Copy exactly, and only, the lines below from the first through the one containing "origin_label = '0'", both included; pictures are omitted.

## BEGIN

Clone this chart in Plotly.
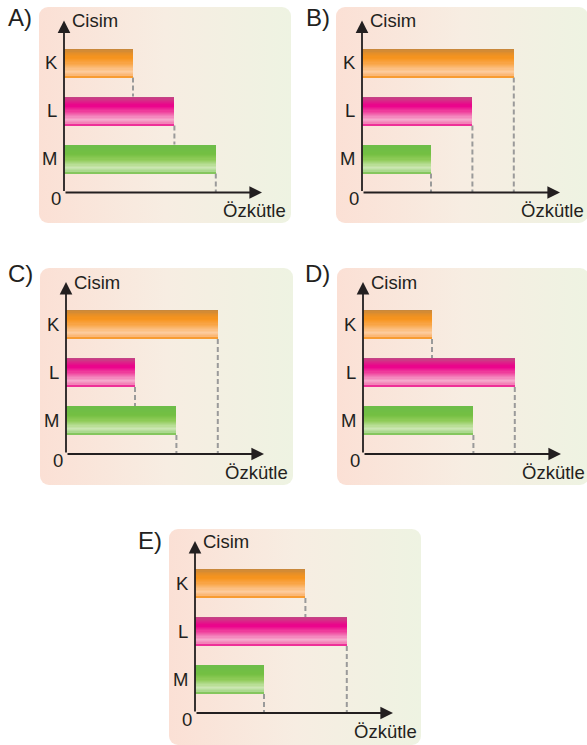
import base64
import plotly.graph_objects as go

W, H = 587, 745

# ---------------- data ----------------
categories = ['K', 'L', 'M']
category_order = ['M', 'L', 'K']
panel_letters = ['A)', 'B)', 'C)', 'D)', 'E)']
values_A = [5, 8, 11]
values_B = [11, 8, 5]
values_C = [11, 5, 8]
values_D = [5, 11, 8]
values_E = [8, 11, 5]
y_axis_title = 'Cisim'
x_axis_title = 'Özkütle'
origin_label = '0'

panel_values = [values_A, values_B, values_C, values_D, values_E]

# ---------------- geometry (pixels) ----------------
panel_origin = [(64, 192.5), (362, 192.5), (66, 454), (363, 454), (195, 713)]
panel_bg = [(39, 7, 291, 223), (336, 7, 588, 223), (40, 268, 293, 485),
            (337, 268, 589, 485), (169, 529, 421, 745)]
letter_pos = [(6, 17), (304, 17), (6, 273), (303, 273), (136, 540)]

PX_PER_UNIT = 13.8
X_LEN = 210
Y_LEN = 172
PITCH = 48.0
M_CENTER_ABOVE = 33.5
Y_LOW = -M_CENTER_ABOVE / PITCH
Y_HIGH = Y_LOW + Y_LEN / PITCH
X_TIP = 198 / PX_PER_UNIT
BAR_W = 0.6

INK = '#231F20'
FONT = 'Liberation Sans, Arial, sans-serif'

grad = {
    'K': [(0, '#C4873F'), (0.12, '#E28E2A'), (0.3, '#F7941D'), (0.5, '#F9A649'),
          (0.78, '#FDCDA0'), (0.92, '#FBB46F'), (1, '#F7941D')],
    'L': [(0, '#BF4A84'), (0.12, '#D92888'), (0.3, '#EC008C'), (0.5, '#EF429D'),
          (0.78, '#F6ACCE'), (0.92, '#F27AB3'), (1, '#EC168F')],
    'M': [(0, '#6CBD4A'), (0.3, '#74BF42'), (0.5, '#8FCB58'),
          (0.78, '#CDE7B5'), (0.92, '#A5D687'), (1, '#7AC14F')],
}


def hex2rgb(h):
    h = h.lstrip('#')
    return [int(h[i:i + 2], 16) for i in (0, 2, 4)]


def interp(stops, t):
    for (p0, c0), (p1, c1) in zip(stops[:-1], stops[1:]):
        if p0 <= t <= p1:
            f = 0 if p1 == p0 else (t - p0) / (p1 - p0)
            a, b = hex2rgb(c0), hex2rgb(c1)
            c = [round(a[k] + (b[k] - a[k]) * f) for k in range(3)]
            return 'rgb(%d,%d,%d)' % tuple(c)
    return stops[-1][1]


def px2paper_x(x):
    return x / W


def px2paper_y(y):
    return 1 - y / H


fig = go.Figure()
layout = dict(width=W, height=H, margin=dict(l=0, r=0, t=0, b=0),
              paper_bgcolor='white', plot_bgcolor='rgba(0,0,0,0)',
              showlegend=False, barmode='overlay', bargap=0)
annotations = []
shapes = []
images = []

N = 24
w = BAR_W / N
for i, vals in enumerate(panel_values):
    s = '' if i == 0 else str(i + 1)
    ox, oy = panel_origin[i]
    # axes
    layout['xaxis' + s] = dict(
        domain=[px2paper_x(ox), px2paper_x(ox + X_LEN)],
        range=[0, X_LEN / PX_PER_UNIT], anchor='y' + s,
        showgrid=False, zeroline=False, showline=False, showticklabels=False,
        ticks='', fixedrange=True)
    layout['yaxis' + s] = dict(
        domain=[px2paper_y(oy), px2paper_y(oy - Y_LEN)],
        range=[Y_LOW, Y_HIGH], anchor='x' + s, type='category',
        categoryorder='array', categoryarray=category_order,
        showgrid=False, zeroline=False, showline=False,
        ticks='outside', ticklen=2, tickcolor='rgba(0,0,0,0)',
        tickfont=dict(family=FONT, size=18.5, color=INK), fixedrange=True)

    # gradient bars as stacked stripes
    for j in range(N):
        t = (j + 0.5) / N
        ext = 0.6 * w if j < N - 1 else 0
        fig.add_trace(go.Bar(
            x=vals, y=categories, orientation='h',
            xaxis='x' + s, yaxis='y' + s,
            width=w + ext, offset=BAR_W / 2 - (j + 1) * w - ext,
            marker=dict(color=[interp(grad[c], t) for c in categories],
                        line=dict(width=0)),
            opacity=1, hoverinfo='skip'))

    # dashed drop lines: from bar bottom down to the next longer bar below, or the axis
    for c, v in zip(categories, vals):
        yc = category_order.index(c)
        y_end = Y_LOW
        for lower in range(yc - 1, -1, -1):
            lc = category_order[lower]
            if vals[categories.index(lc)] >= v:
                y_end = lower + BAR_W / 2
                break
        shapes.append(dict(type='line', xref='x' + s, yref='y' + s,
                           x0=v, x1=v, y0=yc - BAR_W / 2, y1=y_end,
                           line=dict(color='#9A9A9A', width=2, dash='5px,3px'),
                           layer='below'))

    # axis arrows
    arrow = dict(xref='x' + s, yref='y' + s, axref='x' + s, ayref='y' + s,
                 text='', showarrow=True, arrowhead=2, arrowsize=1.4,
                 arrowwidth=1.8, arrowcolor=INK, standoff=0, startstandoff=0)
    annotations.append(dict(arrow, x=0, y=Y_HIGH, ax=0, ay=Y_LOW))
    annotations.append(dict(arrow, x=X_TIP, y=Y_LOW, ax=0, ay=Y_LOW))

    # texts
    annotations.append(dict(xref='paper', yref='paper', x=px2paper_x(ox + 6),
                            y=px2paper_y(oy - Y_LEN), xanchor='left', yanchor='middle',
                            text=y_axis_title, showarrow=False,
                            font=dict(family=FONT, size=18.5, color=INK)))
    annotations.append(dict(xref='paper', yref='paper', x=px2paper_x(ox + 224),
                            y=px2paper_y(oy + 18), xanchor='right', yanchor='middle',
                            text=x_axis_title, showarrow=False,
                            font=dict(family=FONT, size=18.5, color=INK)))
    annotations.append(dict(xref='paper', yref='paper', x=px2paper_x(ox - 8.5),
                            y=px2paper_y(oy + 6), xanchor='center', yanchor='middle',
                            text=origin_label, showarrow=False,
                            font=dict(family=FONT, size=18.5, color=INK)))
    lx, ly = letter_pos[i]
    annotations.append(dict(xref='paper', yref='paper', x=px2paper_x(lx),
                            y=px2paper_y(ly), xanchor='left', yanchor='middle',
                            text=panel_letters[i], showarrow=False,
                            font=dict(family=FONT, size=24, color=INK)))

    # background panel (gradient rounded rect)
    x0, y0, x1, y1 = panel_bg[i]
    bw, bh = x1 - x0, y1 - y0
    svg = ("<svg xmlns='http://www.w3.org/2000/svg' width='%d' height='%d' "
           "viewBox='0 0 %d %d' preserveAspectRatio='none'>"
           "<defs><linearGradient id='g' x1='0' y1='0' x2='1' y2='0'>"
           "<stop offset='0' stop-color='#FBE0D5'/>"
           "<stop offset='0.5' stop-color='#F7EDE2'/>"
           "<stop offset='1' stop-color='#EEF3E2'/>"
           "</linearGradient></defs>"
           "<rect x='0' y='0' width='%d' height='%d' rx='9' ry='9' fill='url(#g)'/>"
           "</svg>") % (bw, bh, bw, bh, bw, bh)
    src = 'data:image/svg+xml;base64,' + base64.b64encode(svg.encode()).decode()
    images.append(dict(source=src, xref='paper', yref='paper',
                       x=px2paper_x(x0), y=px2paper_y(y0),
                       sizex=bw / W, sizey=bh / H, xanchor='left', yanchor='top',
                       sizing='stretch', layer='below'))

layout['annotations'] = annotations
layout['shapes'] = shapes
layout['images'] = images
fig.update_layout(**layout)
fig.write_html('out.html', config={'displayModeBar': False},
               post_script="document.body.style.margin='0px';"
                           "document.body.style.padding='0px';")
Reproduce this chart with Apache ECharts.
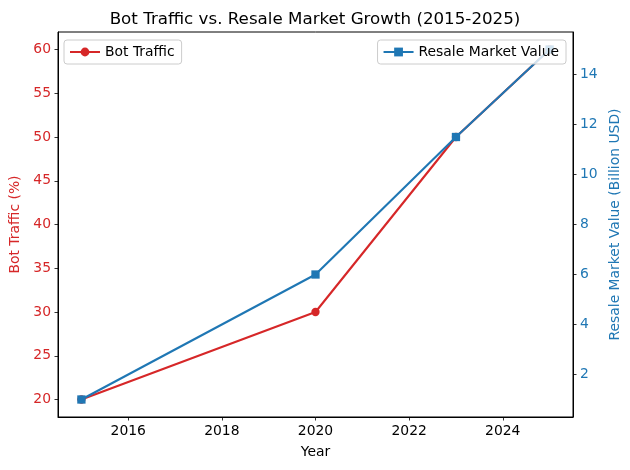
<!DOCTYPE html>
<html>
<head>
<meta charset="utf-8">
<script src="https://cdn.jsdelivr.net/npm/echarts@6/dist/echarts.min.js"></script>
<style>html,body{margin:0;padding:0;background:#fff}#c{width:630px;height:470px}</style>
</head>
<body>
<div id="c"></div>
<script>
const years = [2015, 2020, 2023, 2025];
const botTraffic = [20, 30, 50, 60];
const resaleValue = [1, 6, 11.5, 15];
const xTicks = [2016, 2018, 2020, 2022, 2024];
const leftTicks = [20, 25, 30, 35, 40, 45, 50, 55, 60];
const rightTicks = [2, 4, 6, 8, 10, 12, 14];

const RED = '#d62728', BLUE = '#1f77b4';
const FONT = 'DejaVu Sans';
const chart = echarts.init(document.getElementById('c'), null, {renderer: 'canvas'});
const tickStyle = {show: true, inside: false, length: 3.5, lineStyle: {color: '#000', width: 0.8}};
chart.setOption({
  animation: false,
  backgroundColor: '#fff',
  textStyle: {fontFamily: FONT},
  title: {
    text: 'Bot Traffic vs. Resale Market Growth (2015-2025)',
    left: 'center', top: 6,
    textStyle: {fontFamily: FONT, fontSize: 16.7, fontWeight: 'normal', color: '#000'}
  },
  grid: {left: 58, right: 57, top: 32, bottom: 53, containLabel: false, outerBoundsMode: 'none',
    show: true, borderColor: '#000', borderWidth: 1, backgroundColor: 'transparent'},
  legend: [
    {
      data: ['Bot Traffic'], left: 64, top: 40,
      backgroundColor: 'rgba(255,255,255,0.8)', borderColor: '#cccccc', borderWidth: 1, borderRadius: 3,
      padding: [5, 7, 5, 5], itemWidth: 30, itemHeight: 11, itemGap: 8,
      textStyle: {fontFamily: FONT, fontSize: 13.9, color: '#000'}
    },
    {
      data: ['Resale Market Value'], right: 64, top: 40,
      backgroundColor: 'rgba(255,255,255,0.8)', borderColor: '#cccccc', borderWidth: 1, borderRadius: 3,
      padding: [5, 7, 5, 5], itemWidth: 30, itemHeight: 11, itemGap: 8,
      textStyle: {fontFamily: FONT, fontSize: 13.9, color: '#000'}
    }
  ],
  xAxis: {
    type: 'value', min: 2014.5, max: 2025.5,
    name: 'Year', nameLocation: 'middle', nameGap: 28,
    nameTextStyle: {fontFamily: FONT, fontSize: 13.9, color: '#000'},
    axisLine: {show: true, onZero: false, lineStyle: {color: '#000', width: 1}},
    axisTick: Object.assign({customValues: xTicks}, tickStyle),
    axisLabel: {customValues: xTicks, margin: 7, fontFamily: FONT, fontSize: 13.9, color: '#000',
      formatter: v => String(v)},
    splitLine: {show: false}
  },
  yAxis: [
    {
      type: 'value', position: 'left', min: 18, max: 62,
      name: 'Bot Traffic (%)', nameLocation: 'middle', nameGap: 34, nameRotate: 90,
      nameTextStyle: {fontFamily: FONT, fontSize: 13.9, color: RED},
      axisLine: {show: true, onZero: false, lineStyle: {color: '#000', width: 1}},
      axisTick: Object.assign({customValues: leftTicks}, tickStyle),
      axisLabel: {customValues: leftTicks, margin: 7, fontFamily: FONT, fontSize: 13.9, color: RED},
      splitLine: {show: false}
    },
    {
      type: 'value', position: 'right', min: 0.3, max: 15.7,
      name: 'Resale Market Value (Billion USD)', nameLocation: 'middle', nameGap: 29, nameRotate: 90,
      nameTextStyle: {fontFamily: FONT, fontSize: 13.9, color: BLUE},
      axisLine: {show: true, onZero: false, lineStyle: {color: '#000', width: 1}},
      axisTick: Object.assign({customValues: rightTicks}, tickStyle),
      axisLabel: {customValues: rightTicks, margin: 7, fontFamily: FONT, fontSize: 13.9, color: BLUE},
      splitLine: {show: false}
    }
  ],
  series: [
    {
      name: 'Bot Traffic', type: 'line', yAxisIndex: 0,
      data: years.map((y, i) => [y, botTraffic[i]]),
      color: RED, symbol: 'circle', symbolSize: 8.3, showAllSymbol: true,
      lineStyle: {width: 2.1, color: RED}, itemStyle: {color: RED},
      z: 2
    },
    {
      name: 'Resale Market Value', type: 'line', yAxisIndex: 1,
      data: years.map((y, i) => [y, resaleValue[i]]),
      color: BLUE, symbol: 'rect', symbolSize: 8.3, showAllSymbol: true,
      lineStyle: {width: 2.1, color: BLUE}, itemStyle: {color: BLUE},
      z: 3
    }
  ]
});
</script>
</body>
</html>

## END

→ EXERCISE SOLUTION:
Clone this chart in Plotly.
import base64
import plotly.graph_objects as go

W, H = 587, 745

# ---------------- data ----------------
categories = ['K', 'L', 'M']
category_order = ['M', 'L', 'K']
panel_letters = ['A)', 'B)', 'C)', 'D)', 'E)']
values_A = [5, 8, 11]
values_B = [11, 8, 5]
values_C = [11, 5, 8]
values_D = [5, 11, 8]
values_E = [8, 11, 5]
y_axis_title = 'Cisim'
x_axis_title = 'Özkütle'
origin_label = '0'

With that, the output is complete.